How do the actors contribute?

Sequence by sequence, scene by scene, I work from improvisation. Through very rigorous rehearsals, the actors develop finely organized, scripted scenes; which is to say, they know precisely what to say and what to do in the scene, but it never goes through the conventional process of something being written first. Since the script is created through rehearsal, it is implicitly there in what they do.

In Vera Drake, what did you start with?

This particular film had a very simple and inevitable structure. There is a woman who performs abortions and who will be arrested for it. From that, the casting included everyone from nurses, judges, doctors, lawyers, etc., as well as all the central characters. But the job of bringing into existence the characters and investigating their relationships -- all that stuff -- that is what happens in the six months of creating.

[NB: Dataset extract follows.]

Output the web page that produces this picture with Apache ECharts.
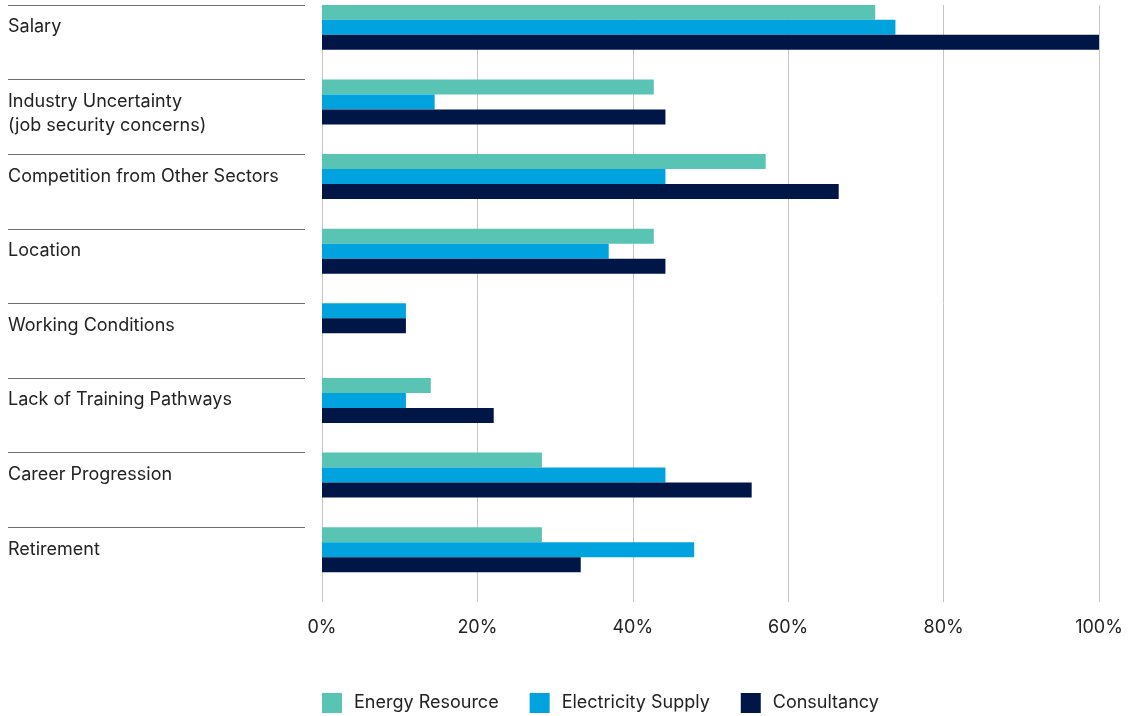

How do you cast without a script or specific characters?

In this film, the only actor with whom I shared the premise was Imelda Staunton. Normally, with the exception of Topsy-Turvy, actors agree to appear in my films without any idea of what it is going to be about so that we can maintain total spontaneity during the rehearsal and do improvisations that are completely organic and truthful. The characters in the story plainly don't know the structure and don't know that Vera has been giving abortions, and they only find out when we did a massive improvisation and the cops come in. That was only one month before we shot the film.

Since this film has such a specific historical context, how did you and the others research the film?

I did a lot of research myself and had a researcher who worked on the project for a long time before we started doing it. Everybody involved then researched what they needed to know to make their characters come alive. There are guides down at the Imperial War Museum in South London who were immensely helpful to cast members in helping them construct their characters' journeys through World War II. Sometimes that research is obvious, but a lot of the stuff is hidden in the foundation.

Since this was a period piece, was it difficult getting financed?

We had a three-picture deal with StudioCanal. The producer Alain Sarde had brokered a deal. The first picture was All Or Nothing. It bombed pretty much everywhere, and so they were very reluctant to get involved with the next film, but they were contractually obliged to do so. Plainly it was going to cost more than contemporary films of mine would cost -- period films just cost more. We tried to get more money, but people were not interested. So we decided to take the risk and just be as imaginative as we could and make the film with the original budget, which was about $900,000.

How did you deal with period elements?

With the same resourcefulness that allowed us to make Topsy-Turvy for £10 million ($15 million). Like Topsy-Turvy, there was much we couldn't do, like shots you might otherwise have had of Vera walking down a main street with lots of traffic and all the rest of it. For one, period cars cost £500 a day to hire. If I had all the money in the world, would it have been better? Sure, there would have been shots of her walking down the street with lots of traffic, but finally, as with Topsy-Turvy, you say, "So what, really?" The great thing, as tough as it was, as tight-arsed as it was, was to focus on the dramatic and cinematic elements.